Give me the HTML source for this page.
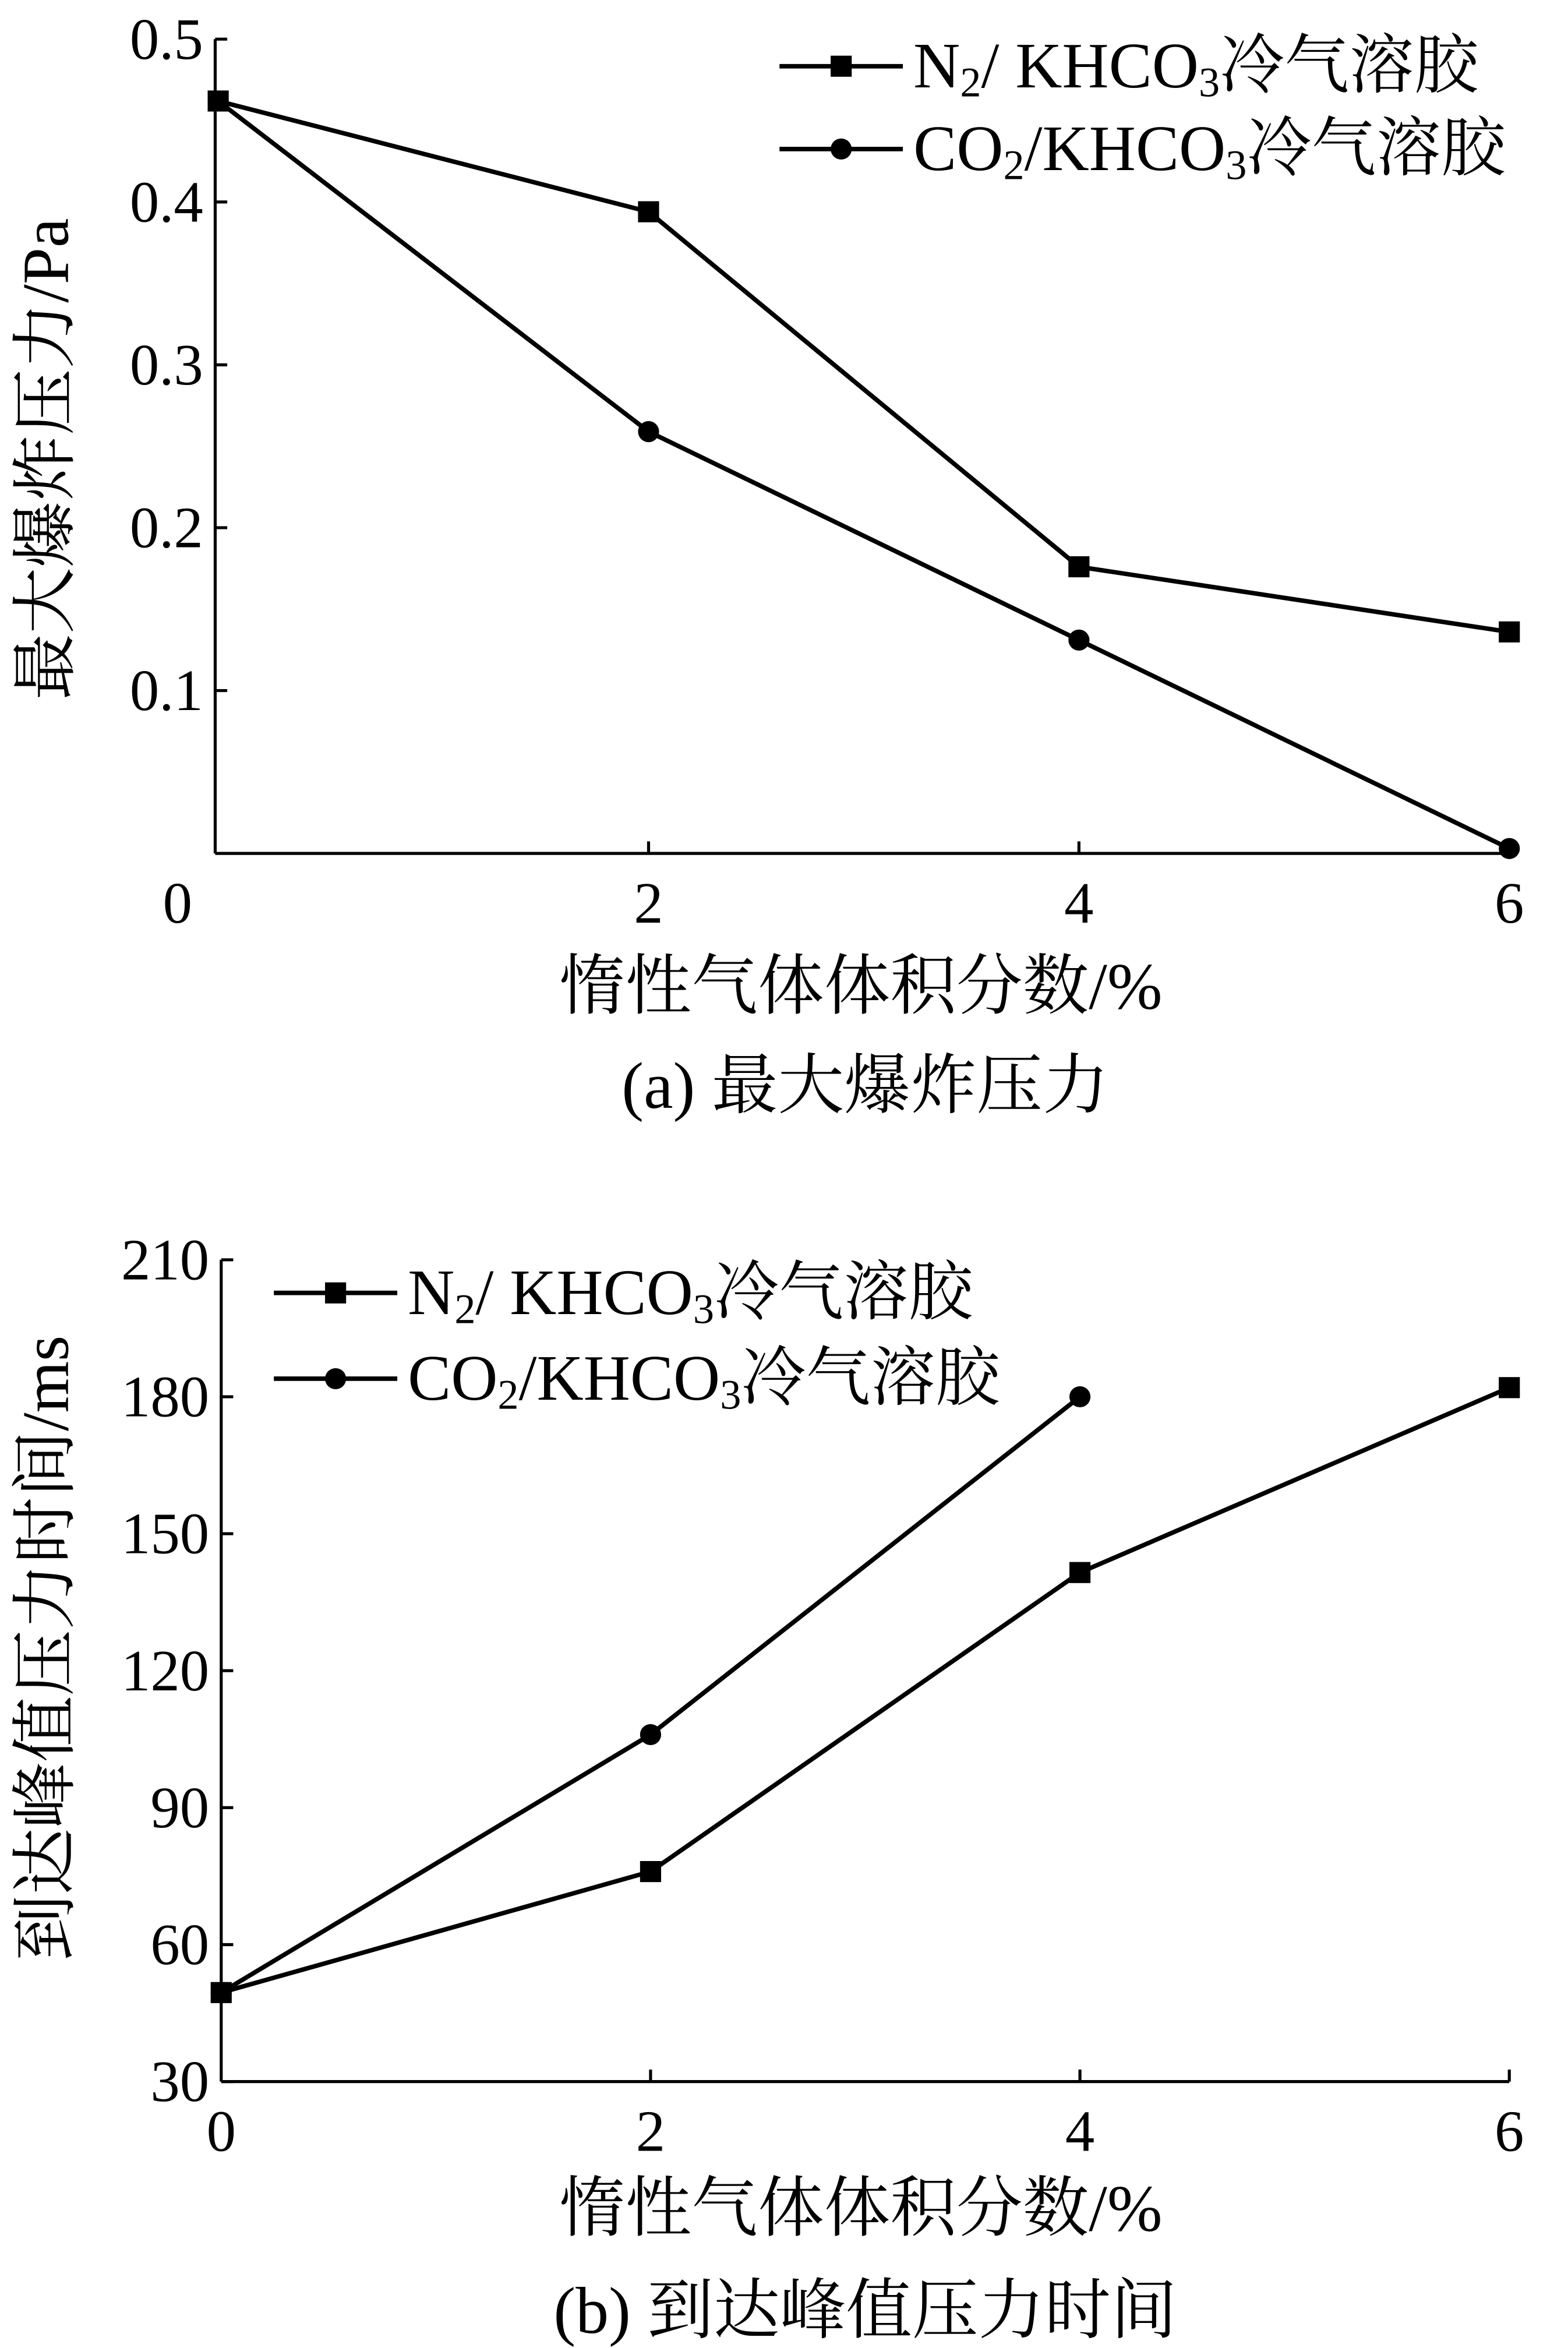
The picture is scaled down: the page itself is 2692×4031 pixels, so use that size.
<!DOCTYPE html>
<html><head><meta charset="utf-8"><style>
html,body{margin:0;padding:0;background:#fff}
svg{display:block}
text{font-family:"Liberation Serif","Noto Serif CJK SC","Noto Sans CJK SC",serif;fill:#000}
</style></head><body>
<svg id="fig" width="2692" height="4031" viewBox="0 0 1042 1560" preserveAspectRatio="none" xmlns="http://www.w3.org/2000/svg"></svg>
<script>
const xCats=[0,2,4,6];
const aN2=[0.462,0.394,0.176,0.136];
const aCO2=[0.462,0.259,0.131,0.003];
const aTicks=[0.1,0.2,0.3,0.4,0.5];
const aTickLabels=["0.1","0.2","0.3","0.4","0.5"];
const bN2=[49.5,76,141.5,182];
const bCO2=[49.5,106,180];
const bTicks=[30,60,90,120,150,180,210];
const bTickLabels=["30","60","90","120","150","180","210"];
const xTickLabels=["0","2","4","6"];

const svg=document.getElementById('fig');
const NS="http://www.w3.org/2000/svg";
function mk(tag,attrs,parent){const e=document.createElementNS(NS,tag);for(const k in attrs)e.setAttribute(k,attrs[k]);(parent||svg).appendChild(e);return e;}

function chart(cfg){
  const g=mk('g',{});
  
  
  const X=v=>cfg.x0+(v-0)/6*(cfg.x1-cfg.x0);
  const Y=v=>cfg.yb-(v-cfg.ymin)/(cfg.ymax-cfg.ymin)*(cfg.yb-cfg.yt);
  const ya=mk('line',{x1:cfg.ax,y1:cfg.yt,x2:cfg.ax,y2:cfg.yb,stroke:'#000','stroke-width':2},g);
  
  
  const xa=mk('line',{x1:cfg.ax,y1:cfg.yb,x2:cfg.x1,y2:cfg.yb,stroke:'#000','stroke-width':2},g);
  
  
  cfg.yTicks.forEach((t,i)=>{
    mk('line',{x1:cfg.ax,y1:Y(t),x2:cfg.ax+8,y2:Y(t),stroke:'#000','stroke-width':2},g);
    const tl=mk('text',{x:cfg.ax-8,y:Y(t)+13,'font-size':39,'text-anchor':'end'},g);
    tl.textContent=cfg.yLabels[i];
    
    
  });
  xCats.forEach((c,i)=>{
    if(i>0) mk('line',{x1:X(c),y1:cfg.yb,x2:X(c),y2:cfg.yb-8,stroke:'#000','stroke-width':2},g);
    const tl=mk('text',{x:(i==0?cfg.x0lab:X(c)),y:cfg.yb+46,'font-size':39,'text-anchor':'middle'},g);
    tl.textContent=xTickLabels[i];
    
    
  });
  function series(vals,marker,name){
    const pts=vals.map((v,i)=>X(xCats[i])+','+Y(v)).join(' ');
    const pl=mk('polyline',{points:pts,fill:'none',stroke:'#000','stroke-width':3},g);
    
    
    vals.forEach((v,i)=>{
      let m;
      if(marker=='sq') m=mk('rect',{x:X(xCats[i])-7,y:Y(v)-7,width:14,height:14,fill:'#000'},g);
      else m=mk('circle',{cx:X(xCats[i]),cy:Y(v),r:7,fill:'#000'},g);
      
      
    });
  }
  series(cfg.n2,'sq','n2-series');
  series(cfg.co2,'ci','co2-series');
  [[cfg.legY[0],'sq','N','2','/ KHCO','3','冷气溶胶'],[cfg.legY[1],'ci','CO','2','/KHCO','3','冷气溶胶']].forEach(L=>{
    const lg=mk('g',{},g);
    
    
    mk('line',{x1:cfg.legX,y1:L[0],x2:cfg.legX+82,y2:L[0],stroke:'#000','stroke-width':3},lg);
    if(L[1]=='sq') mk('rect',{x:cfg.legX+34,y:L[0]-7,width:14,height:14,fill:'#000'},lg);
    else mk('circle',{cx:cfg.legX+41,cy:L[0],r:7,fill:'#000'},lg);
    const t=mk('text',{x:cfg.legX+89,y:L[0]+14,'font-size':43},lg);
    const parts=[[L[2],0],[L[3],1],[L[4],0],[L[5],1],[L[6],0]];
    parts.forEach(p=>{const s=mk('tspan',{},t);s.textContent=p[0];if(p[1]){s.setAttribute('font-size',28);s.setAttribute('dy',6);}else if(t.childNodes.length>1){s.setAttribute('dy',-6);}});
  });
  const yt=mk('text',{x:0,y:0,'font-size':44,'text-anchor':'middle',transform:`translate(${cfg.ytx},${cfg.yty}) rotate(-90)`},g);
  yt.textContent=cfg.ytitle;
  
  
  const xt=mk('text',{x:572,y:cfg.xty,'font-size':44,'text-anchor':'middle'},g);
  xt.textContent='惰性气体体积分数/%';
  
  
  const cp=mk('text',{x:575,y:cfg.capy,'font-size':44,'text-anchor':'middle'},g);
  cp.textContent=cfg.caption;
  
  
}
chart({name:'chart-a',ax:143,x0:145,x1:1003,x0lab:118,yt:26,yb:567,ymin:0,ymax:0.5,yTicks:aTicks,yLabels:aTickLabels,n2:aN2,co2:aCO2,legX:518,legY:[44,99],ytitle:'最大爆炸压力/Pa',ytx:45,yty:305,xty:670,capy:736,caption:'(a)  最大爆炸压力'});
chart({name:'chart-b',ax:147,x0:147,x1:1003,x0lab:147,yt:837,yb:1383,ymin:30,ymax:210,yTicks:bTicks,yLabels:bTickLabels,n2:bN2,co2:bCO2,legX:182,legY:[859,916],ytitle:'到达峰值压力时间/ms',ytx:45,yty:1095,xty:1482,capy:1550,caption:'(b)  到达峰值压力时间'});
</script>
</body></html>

## Stated exercise
Copy out the whole listing exactly, and don't carry over any pictures.

## Final result
Give me the HTML source for this page.
The picture is scaled down: the page itself is 2692×4031 pixels, so use that size.
<!DOCTYPE html>
<html><head><meta charset="utf-8"><style>
html,body{margin:0;padding:0;background:#fff}
svg{display:block}
text{font-family:"Liberation Serif","Noto Serif CJK SC","Noto Sans CJK SC",serif;fill:#000}
</style></head><body>
<svg id="fig" width="2692" height="4031" viewBox="0 0 1042 1560" preserveAspectRatio="none" xmlns="http://www.w3.org/2000/svg"></svg>
<script>
const xCats=[0,2,4,6];
const aN2=[0.462,0.394,0.176,0.136];
const aCO2=[0.462,0.259,0.131,0.003];
const aTicks=[0.1,0.2,0.3,0.4,0.5];
const aTickLabels=["0.1","0.2","0.3","0.4","0.5"];
const bN2=[49.5,76,141.5,182];
const bCO2=[49.5,106,180];
const bTicks=[30,60,90,120,150,180,210];
const bTickLabels=["30","60","90","120","150","180","210"];
const xTickLabels=["0","2","4","6"];

const svg=document.getElementById('fig');
const NS="http://www.w3.org/2000/svg";
function mk(tag,attrs,parent){const e=document.createElementNS(NS,tag);for(const k in attrs)e.setAttribute(k,attrs[k]);(parent||svg).appendChild(e);return e;}

function chart(cfg){
  const g=mk('g',{});
  
  
  const X=v=>cfg.x0+(v-0)/6*(cfg.x1-cfg.x0);
  const Y=v=>cfg.yb-(v-cfg.ymin)/(cfg.ymax-cfg.ymin)*(cfg.yb-cfg.yt);
  const ya=mk('line',{x1:cfg.ax,y1:cfg.yt,x2:cfg.ax,y2:cfg.yb,stroke:'#000','stroke-width':2},g);
  
  
  const xa=mk('line',{x1:cfg.ax,y1:cfg.yb,x2:cfg.x1,y2:cfg.yb,stroke:'#000','stroke-width':2},g);
  
  
  cfg.yTicks.forEach((t,i)=>{
    mk('line',{x1:cfg.ax,y1:Y(t),x2:cfg.ax+8,y2:Y(t),stroke:'#000','stroke-width':2},g);
    const tl=mk('text',{x:cfg.ax-8,y:Y(t)+13,'font-size':39,'text-anchor':'end'},g);
    tl.textContent=cfg.yLabels[i];
    
    
  });
  xCats.forEach((c,i)=>{
    if(i>0) mk('line',{x1:X(c),y1:cfg.yb,x2:X(c),y2:cfg.yb-8,stroke:'#000','stroke-width':2},g);
    const tl=mk('text',{x:(i==0?cfg.x0lab:X(c)),y:cfg.yb+46,'font-size':39,'text-anchor':'middle'},g);
    tl.textContent=xTickLabels[i];
    
    
  });
  function series(vals,marker,name){
    const pts=vals.map((v,i)=>X(xCats[i])+','+Y(v)).join(' ');
    const pl=mk('polyline',{points:pts,fill:'none',stroke:'#000','stroke-width':3},g);
    
    
    vals.forEach((v,i)=>{
      let m;
      if(marker=='sq') m=mk('rect',{x:X(xCats[i])-7,y:Y(v)-7,width:14,height:14,fill:'#000'},g);
      else m=mk('circle',{cx:X(xCats[i]),cy:Y(v),r:7,fill:'#000'},g);
      
      
    });
  }
  series(cfg.n2,'sq','n2-series');
  series(cfg.co2,'ci','co2-series');
  [[cfg.legY[0],'sq','N','2','/ KHCO','3','冷气溶胶'],[cfg.legY[1],'ci','CO','2','/KHCO','3','冷气溶胶']].forEach(L=>{
    const lg=mk('g',{},g);
    
    
    mk('line',{x1:cfg.legX,y1:L[0],x2:cfg.legX+82,y2:L[0],stroke:'#000','stroke-width':3},lg);
    if(L[1]=='sq') mk('rect',{x:cfg.legX+34,y:L[0]-7,width:14,height:14,fill:'#000'},lg);
    else mk('circle',{cx:cfg.legX+41,cy:L[0],r:7,fill:'#000'},lg);
    const t=mk('text',{x:cfg.legX+89,y:L[0]+14,'font-size':43},lg);
    const parts=[[L[2],0],[L[3],1],[L[4],0],[L[5],1],[L[6],0]];
    parts.forEach(p=>{const s=mk('tspan',{},t);s.textContent=p[0];if(p[1]){s.setAttribute('font-size',28);s.setAttribute('dy',6);}else if(t.childNodes.length>1){s.setAttribute('dy',-6);}});
  });
  const yt=mk('text',{x:0,y:0,'font-size':44,'text-anchor':'middle',transform:`translate(${cfg.ytx},${cfg.yty}) rotate(-90)`},g);
  yt.textContent=cfg.ytitle;
  
  
  const xt=mk('text',{x:572,y:cfg.xty,'font-size':44,'text-anchor':'middle'},g);
  xt.textContent='惰性气体体积分数/%';
  
  
  const cp=mk('text',{x:575,y:cfg.capy,'font-size':44,'text-anchor':'middle'},g);
  cp.textContent=cfg.caption;
  
  
}
chart({name:'chart-a',ax:143,x0:145,x1:1003,x0lab:118,yt:26,yb:567,ymin:0,ymax:0.5,yTicks:aTicks,yLabels:aTickLabels,n2:aN2,co2:aCO2,legX:518,legY:[44,99],ytitle:'最大爆炸压力/Pa',ytx:45,yty:305,xty:670,capy:736,caption:'(a)  最大爆炸压力'});
chart({name:'chart-b',ax:147,x0:147,x1:1003,x0lab:147,yt:837,yb:1383,ymin:30,ymax:210,yTicks:bTicks,yLabels:bTickLabels,n2:bN2,co2:bCO2,legX:182,legY:[859,916],ytitle:'到达峰值压力时间/ms',ytx:45,yty:1095,xty:1482,capy:1550,caption:'(b)  到达峰值压力时间'});
</script>
</body></html>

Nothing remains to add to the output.